## [Goal of the exercise]
Filter out everything except lines holding "that".

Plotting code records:
■ ■ ■ ■ ■

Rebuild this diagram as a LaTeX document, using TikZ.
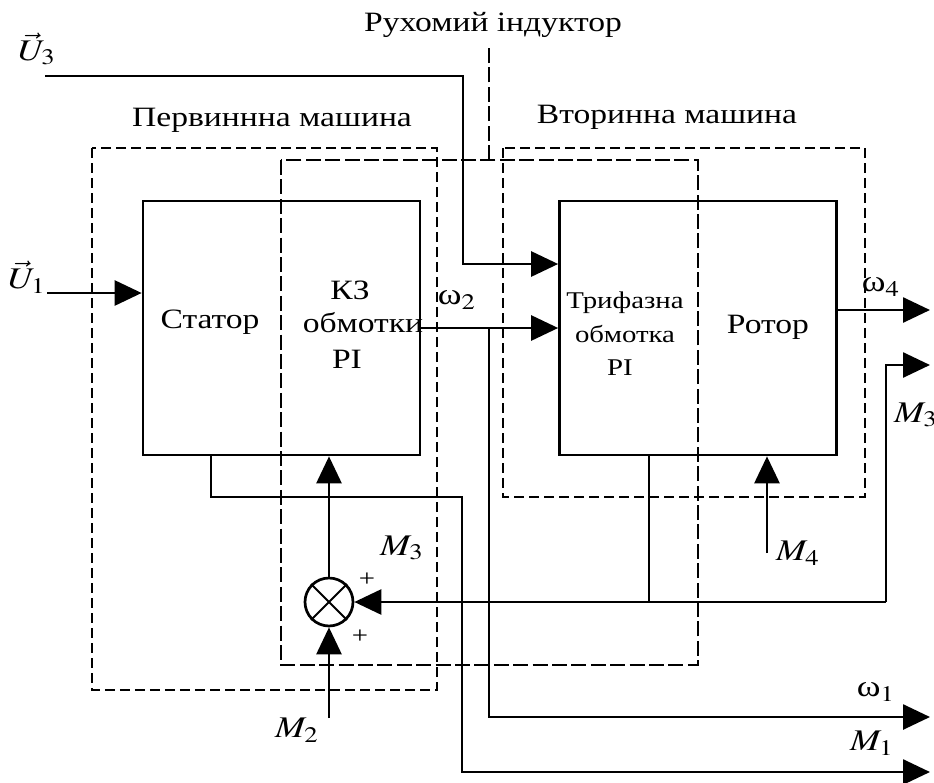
\documentclass[tikz,border=0pt]{standalone}
\usepackage{graphicx}
\usepackage{mathptmx}
\usepackage{fontspec}
\setmainfont{Liberation Serif}[FakeStretch=1.2]
\usetikzlibrary{arrows.meta,positioning}

\newcommand{\omg}[1]{ω\scalebox{1.2}[1]{$_{#1}$}}
\newcommand{\sig}[1]{\scalebox{1.2}[1]{#1}}

\begin{document}
\begin{tikzpicture}[x=0.5pt, y=-0.5pt, >={Triangle[length=13.5pt,width=12.5pt]},
    font=\fontsize{14}{16}\selectfont,
    block/.style={draw, line width=1.35pt, minimum width=138.5pt, minimum height=127pt, inner sep=0pt},
    wire/.style={line width=1.35pt},
    thindash/.style={line width=0.8pt, dash pattern=on 5pt off 2.5pt},
    thickdash/.style={line width=1.4pt, dash pattern=on 7.5pt off 2.2pt},
    small/.style={font=\fontsize{12}{14}\selectfont},
    lbl/.style={font=\fontsize{15}{17}\selectfont}]

        \useasboundingbox (0,0) rectangle (934,783);

        % Dashed frames of the two machines and the moving inductor
        \draw[thindash] (92,148) rectangle (437,690);
        \draw[thindash] (503,148) rectangle (865,497);
        \draw[thickdash] (281,160) rectangle (698,665);
        \draw[thickdash] (489,160) -- (489,48);

        \node (prim) at (272,120) {Первиннна машина};
        \node (sec) at (667,117) {Вторинна машина};
        \node (ind) at (493,25) {Рухомий індуктор};

        % Blocks
        \node[block] (lbox) at (281.5,328) {};
        \node[block] (rbox) at (698,328) {};

        \node (stator) at (210,322) {Статор};
        \node (kz) at (350,290) {КЗ};
        \node (obm) at (363,323) {обмотки};
        \node (ri) at (347,359) {РІ};

        \node[small] (tri) at (625,303) {Трифазна};
        \node[small] (obm2) at (625,334) {обмотка};
        \node[small] (ri2) at (620,368) {РІ};
        \node (rotor) at (768,327) {Ротор};

        % Summing junction
        \node[draw, circle, line width=1.35pt, minimum size=24pt, inner sep=0pt] (sum) at (329,602) {};
        \draw[line width=1pt] (sum.45) -- (sum.225) (sum.135) -- (sum.315);
        \node[font=\fontsize{12}{14}\selectfont] (p1) at (367,580) {+};
        \node[font=\fontsize{12}{14}\selectfont] (p2) at (360,637) {+};

        % Free ends of the connectors
        \coordinate (u3) at (45,76);
        \coordinate (u3b) at (463,264);
        \coordinate (u1) at (47,293);
        \coordinate (w2b) at (489,328);
        \coordinate (w1) at (930,717);
        \coordinate (m1b) at (462,497);
        \coordinate (m1) at (930,772);
        \coordinate (w4) at (930,310);
        \coordinate (m3k) at (886,602);
        \coordinate (m3) at (930,365);
        \coordinate (m2) at (329,718);
        \coordinate (m4) at (767,553);

        % Connectors
        \draw[wire,->] (u3) -| (u3b) -- (u3b -| rbox.west);
        \draw[wire,->] (u1) -- (u1 -| lbox.west);
        \draw[wire,->] (lbox.east) -- (rbox.west);
        \draw[wire,->] (w2b) |- (w1);
        \draw[wire,->] ([xshift=-35.25pt]lbox.south) |- (m1b) |- (m1);
        \draw[wire,->] (w4 -| rbox.east) -- (w4);
        \draw[wire,->] (m3k) |- (m3);
        \draw[wire,->] (m3k) -- (sum);
        \draw[wire] ([xshift=-24.5pt]rbox.south) -- ([xshift=-24.5pt]rbox.south |- m3k);
        \draw[wire,->] (sum) -- (sum |- lbox.south);
        \draw[wire,->] (m2) -- (sum);
        \draw[wire,->] (m4) -- (m4 |- rbox.south);

        % Signal labels
        \node[lbl] (lu3) at (37,49) {\sig{$\vec{U}_3$}};
        \node[lbl] (lu1) at (27,277) {\sig{$\vec{U}_1$}};
        \node[lbl] (lw2) at (457,300) {\omg{2}};
        \node[lbl] (lw4) at (881,287) {\omg{4}};
        \node[lbl] (lw1) at (876,692) {\omg{1}};
        \node[lbl] (lm1) at (872,743) {\sig{$M_1$}};
        \node[lbl] (lm3r) at (916,415) {\sig{$M_3$}};
        \node[lbl] (lm3) at (402,548) {\sig{$M_3$}};
        \node[lbl] (lm2) at (297,730) {\sig{$M_2$}};
        \node[lbl] (lm4) at (798,553) {\sig{$M_4$}};

    \end{tikzpicture}
\end{document}
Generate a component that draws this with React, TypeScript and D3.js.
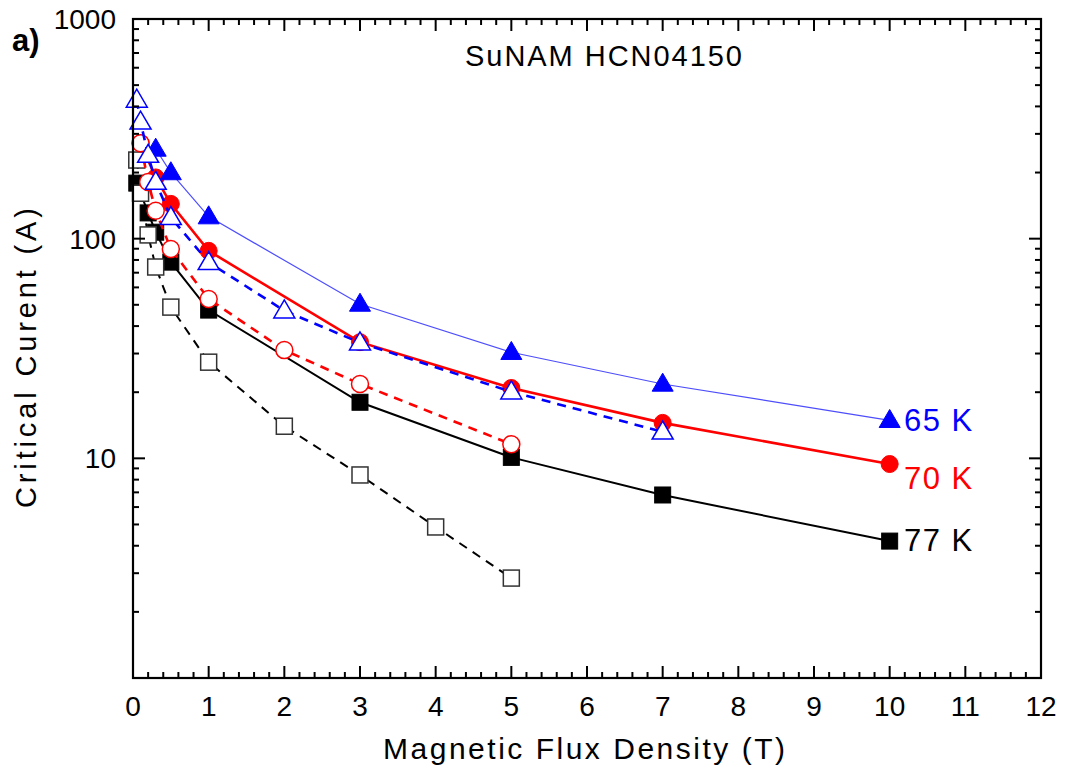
import React from "react";
import * as d3 from "d3";

const xTicks = [0, 1, 2, 3, 4, 5, 6, 7, 8, 9, 10, 11, 12];
const yTickLabels = [10, 100, 1000];

const x65f = [0.3, 0.5, 1, 3, 5, 7, 10];
const y65f = [256, 200, 126, 50.4, 30.4, 21.8, 14.9];
const x65o = [0.05, 0.1, 0.2, 0.3, 0.5, 1, 2, 3, 5, 7];
const y65o = [428, 340, 240, 181, 125, 78, 47, 33.6, 20.1, 13.2];
const x70f = [0.1, 0.3, 0.5, 1, 3, 5, 7, 10];
const y70f = [272, 190, 144, 88, 33.8, 20.9, 14.5, 9.42];
const x70o = [0.1, 0.2, 0.3, 0.5, 1, 2, 3, 5];
const y70o = [272, 181, 134, 89.7, 53.1, 31.1, 21.8, 11.6];
const x77f = [0.05, 0.2, 0.3, 0.5, 1, 3, 5, 7, 10];
const y77f = [179, 131, 107, 78.2, 47.3, 18.0, 10.1, 6.81, 4.2];
const x77o = [0.05, 0.1, 0.2, 0.3, 0.5, 1, 2, 3, 4, 5];
const y77o = [228, 161, 104, 74.3, 48.8, 27.4, 14.0, 8.4, 4.87, 2.85];

const labels = ["65 K", "70 K", "77 K"];

const FONT = "Arial, 'Liberation Sans', sans-serif";

export default function App() {
  const W = 1067, H = 778;
  const L = 133, R = 1041, T = 19, B = 678;
  const xs = d3.scaleLinear().domain([0, 12]).range([L, R]);
  const ys = d3.scaleLog().domain([1, 1000]).range([B, T]);

  const mk = (xa: number[], ya: number[]) => xa.map((v, i) => [v, ya[i]] as [number, number]);
  const line = d3.line<[number, number]>().x(d => xs(d[0])).y(d => ys(d[1]));

  const series = [
    { d: mk(x77f, y77f), color: "#000", lw: 2, dash: "", shape: "square", fill: true },
    { d: mk(x77o, y77o), color: "#000", lw: 2, dash: "9,7", shape: "square", fill: false },
    { d: mk(x70f, y70f), color: "#ff0000", lw: 2.6, dash: "", shape: "circle", fill: true },
    { d: mk(x70o, y70o), color: "#ff0000", lw: 2.6, dash: "9,7", shape: "circle", fill: false },
    { d: mk(x65f, y65f), color: "#4d4dff", lw: 1.2, dash: "", shape: "tri", fill: true, mcolor: "#0000ff" },
    { d: mk(x65o, y65o), color: "#0000ff", lw: 2.6, dash: "9,7", shape: "tri", fill: false, mcolor: "#0000ff" },
  ];

  const marker = (s: any, p: [number, number], i: number) => {
    const cx = xs(p[0]), cy = ys(p[1]);
    const col = s.mcolor || s.color;
    const fill = s.fill ? col : "#fff";
    const sw = s.fill ? 1 : 1.5;
    const stroke = s.fill ? col : (s.shape === "square" ? "#333" : col);
    if (s.shape === "square") {
      return <rect key={i} x={cx - 8} y={cy - 8} width={16} height={16} fill={fill} stroke={stroke} strokeWidth={sw} />;
    }
    if (s.shape === "circle") {
      return <circle key={i} cx={cx} cy={cy} r={8.5} fill={fill} stroke={stroke} strokeWidth={sw} />;
    }
    const h = 18, w = 21;
    const pts = `${cx},${cy - h * 0.6} ${cx - w / 2},${cy + h * 0.4} ${cx + w / 2},${cy + h * 0.4}`;
    return <polygon key={i} points={pts} fill={fill} stroke={stroke} strokeWidth={sw} />;
  };

  const xMinor: number[] = [];
  for (let v = 0; v <= 12.0001; v += 0.2) {
    const r = Math.round(v * 10) / 10;
    if (Math.abs(r - Math.round(r)) > 1e-6) xMinor.push(r);
  }
  const yMajor = [1, 10, 100, 1000];
  const yMinor: number[] = [];
  for (const dec of [1, 10, 100]) for (let k = 2; k <= 9; k++) yMinor.push(dec * k);

  const axisW = 2.2;
  return (
    <svg width={W} height={H} style={{ display: "block", position: "absolute", left: 0, top: 0, background: "#fff" }}>
      <rect x={0} y={0} width={W} height={H} fill="#fff" />
      {series.map((s, si) => (
        <g key={si}>
          <path d={line(s.d) || ""} fill="none" stroke={s.color} strokeWidth={s.lw} strokeDasharray={s.dash || undefined} />
          {s.d.map((p, i) => marker(s, p, i))}
        </g>
      ))}
      <rect x={L} y={T} width={R - L} height={B - T} fill="none" stroke="#000" strokeWidth={axisW} />
      {xTicks.map(v => (
        <g key={"xt" + v}>
          <line x1={xs(v)} x2={xs(v)} y1={B} y2={B - 12} stroke="#000" strokeWidth={2} />
          <line x1={xs(v)} x2={xs(v)} y1={T} y2={T + 12} stroke="#000" strokeWidth={2} />
          <text x={xs(v)} y={B + 38} textAnchor="middle" fontFamily={FONT} fontSize={28}>{v}</text>
        </g>
      ))}
      {xMinor.map(v => (
        <g key={"xm" + v}>
          <line x1={xs(v)} x2={xs(v)} y1={B} y2={B - 6} stroke="#000" strokeWidth={2} />
          <line x1={xs(v)} x2={xs(v)} y1={T} y2={T + 6} stroke="#000" strokeWidth={2} />
        </g>
      ))}
      {yMajor.map(v => (
        <g key={"ym" + v}>
          <line x1={L} x2={L + 12} y1={ys(v)} y2={ys(v)} stroke="#000" strokeWidth={2} />
          <line x1={R} x2={R - 12} y1={ys(v)} y2={ys(v)} stroke="#000" strokeWidth={2} />
        </g>
      ))}
      {yMinor.map(v => (
        <g key={"yn" + v}>
          <line x1={L} x2={L + 6} y1={ys(v)} y2={ys(v)} stroke="#000" strokeWidth={2} />
          <line x1={R} x2={R - 6} y1={ys(v)} y2={ys(v)} stroke="#000" strokeWidth={2} />
        </g>
      ))}
      {yTickLabels.map(v => (
        <text key={"yl" + v} x={L - 17} y={ys(v) + 10} textAnchor="end" fontFamily={FONT} fontSize={28}>{v}</text>
      ))}
      <text x={584} y={759} textAnchor="middle" fontFamily={FONT} fontSize={30} textLength={402} lengthAdjust="spacing">Magnetic Flux Density (T)</text>
      <text transform={`translate(36, 358) rotate(-90)`} textAnchor="middle" fontFamily={FONT} fontSize={29} textLength={300} lengthAdjust="spacing">Critical Curent (A)</text>
      <text x={12} y={51} fontFamily={FONT} fontSize={31} fontWeight="bold">a)</text>
      <text x={603.5} y={66} textAnchor="middle" fontFamily={FONT} fontSize={29} textLength={277} lengthAdjust="spacing">SuNAM HCN04150</text>
      <text x={904} y={ys(y65f[6]) + 11} fontFamily={FONT} fontSize={31} letterSpacing={1.5} fill="#0000ff">{labels[0]}</text>
      <text x={904} y={ys(y70f[7]) + 25} fontFamily={FONT} fontSize={31} letterSpacing={1.5} fill="#ff0000">{labels[1]}</text>
      <text x={904} y={ys(y77f[8]) + 10} fontFamily={FONT} fontSize={31} letterSpacing={1.5} fill="#000">{labels[2]}</text>
    </svg>
  );
}
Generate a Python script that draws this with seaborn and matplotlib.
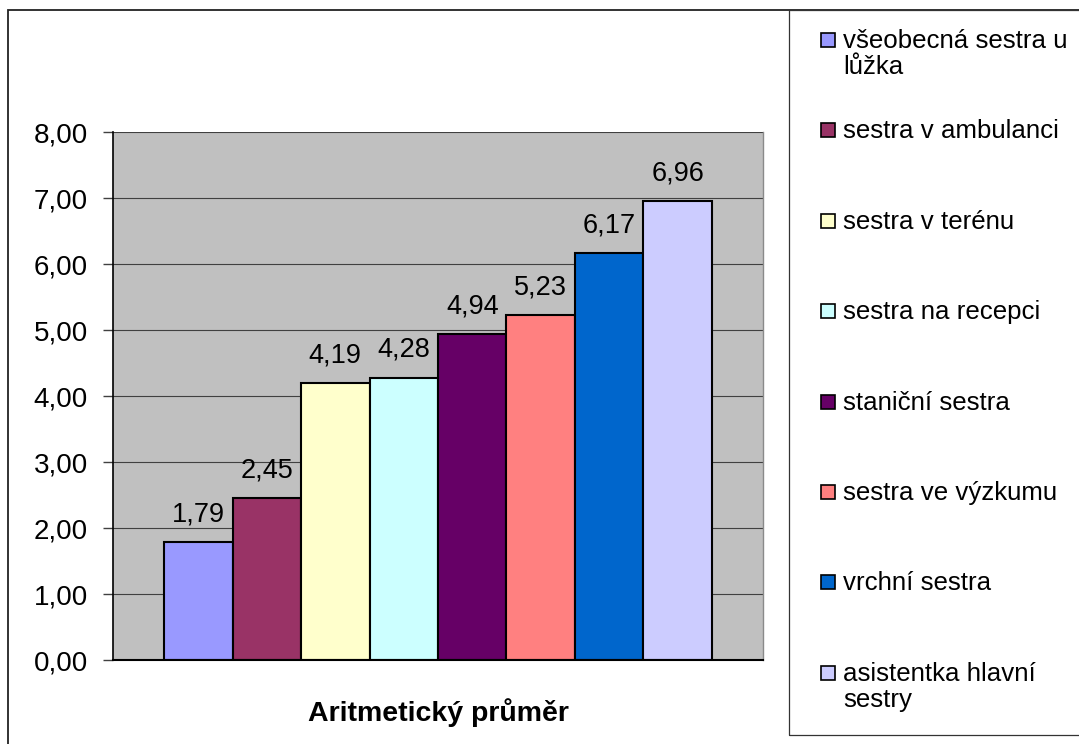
import matplotlib
matplotlib.use("Agg")
import matplotlib.pyplot as plt
from matplotlib.patches import Rectangle
from matplotlib.ticker import FuncFormatter
import pandas as pd
import seaborn as sns

# --- data -------------------------------------------------------------
group = "Aritmetický průměr"
roles = [
    "všeobecná sestra u lůžka",
    "sestra v ambulanci",
    "sestra v terénu",
    "sestra na recepci",
    "staniční sestra",
    "sestra ve výzkumu",
    "vrchní sestra",
    "asistentka hlavní sestry",
]
legend_labels = [
    "všeobecná sestra u\nlůžka",
    "sestra v ambulanci",
    "sestra v terénu",
    "sestra na recepci",
    "staniční sestra",
    "sestra ve výzkumu",
    "vrchní sestra",
    "asistentka hlavní\nsestry",
]
means = [1.79, 2.45, 4.19, 4.28, 4.94, 5.23, 6.17, 6.96]
colors = ["#9999FF", "#993366", "#FFFFCC", "#CCFFFF",
          "#660066", "#FF8080", "#0066CC", "#CCCCFF"]
y_ticks = [0, 1, 2, 3, 4, 5, 6, 7, 8]

plt.rcParams["font.family"] = ["Liberation Sans", "DejaVu Sans"]
FS_TICK = 20
FS_VAL = 19.5
FS_LEG = 18.6
FS_CAT = 20.5


def czech(v):
    return f"{v:.2f}".replace(".", ",")


# --- figure -----------------------------------------------------------
W, H = 1079, 744
fig = plt.figure(figsize=(W / 100, H / 100), dpi=100)
fig.patch.set_facecolor("white")


def fx(px):
    return px / W


def fy(py):
    return 1 - py / H


ax = fig.add_axes([fx(113), fy(660), fx(763) - fx(113), fy(132) - fy(660)])

df = pd.DataFrame({"skupina": [group] * len(roles), "pozice": roles, "prumer": means})
sns.barplot(data=df, x="skupina", y="prumer", hue="pozice", hue_order=roles,
            palette=colors, saturation=1, width=0.843, edgecolor="black",
            linewidth=1.5, errorbar=None, legend=False, ax=ax)

for cont, v in zip(ax.containers, means):
    ax.bar_label(cont, labels=[czech(v)], padding=10.5, fontsize=FS_VAL, color="black")

ax.set_xlim(-0.5, 0.5)
ax.set_ylim(0, 8)
ax.set_facecolor("#C0C0C0")
ax.set_yticks(y_ticks)
ax.yaxis.set_major_formatter(FuncFormatter(lambda v, _: czech(v)))
ax.yaxis.grid(True, color="#404040", linewidth=0.8)
ax.xaxis.grid(False)
ax.set_axisbelow(True)

ax.spines["top"].set_visible(False)
ax.spines["right"].set_color("#8a8a8a")
ax.spines["right"].set_linewidth(1.0)
ax.spines["left"].set_color("black")
ax.spines["left"].set_linewidth(1.2)
ax.spines["bottom"].set_color("black")
ax.spines["bottom"].set_linewidth(1.5)

ax.tick_params(axis="y", length=7.2, width=1, color="#404040", pad=10.8,
               labelsize=FS_TICK, labelcolor="black")
ax.set_xticks([0])
ax.set_xticklabels([group], fontweight="bold", fontsize=FS_CAT)
ax.tick_params(axis="x", length=0, pad=27.5)
ax.set_xlabel("")
ax.set_ylabel("")

# --- outer frame and legend box --------------------------------------
fig.add_artist(Rectangle((fx(8), fy(800)), fx(1200) - fx(8), fy(10) - fy(800),
                         transform=fig.transFigure, fill=False,
                         edgecolor="#222222", linewidth=1.3))
fig.add_artist(Rectangle((fx(789), fy(735)), fx(1200) - fx(789), fy(10) - fy(735),
                         transform=fig.transFigure, fill=False,
                         edgecolor="#333333", linewidth=0.9))

step = 90.4
line_gap = 26
for i, (lab, col) in enumerate(zip(legend_labels, colors)):
    cy = 40 + i * step
    fig.add_artist(Rectangle((fx(821), fy(cy + 7)), fx(14), 14 / H,
                             transform=fig.transFigure, facecolor=col,
                             edgecolor="black", linewidth=1.2))
    for k, line in enumerate(lab.split("\n")):
        fig.text(fx(843), fy(cy + 8 + k * line_gap), line, ha="left",
                 va="baseline", fontsize=FS_LEG, color="black")

fig.savefig("out.png", dpi=100)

■ ■ ■ ■ ■

## [Expected answer]
Generate a component that draws this with React, TypeScript and D3.js.
Generate a Python script that draws this with seaborn and matplotlib.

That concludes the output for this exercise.